I haven't been doing much lately, I am not sure if that helps the liver abscesses heal or whether not exercising slows the healing.  My logic tells me my body needs to reserve energy to help with healing and that if I over-do on the exercise I will weaken my body and it won't heal well.  I needed to start getting calories into me prior to doing too much from an exercise/working standpoint.

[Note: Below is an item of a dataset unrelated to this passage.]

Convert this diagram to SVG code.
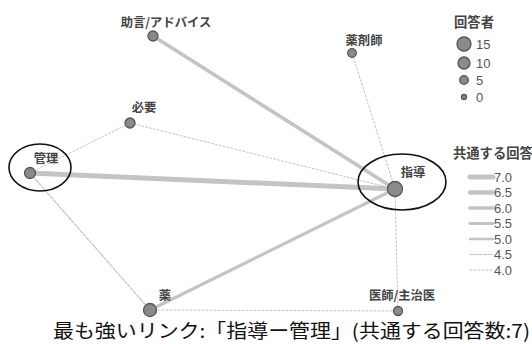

Today is Gusty's birthday.  She doesn't have much longer where she will be able to use my health care and I worry about her.  There is no one in her life to step up when she needs it.  Like I stepped up for Tiffany when she needed to retire and help Maeve.  It isn't just income either, there is just not someone to step up to help her with all of life's needs.  Maeve doesn't have anyone either at the moment, but she is younger and has some time.  It is hard to explain to them that Tiffany and I will not be around forever and they will need to either get really great jobs or they will need someone to rely on when needed.  I know that my statements go against the "independent" thought process, but I have found that having two incomes and two adults in the house is a benefit.  I suppose the adults have to get along and care about each other. 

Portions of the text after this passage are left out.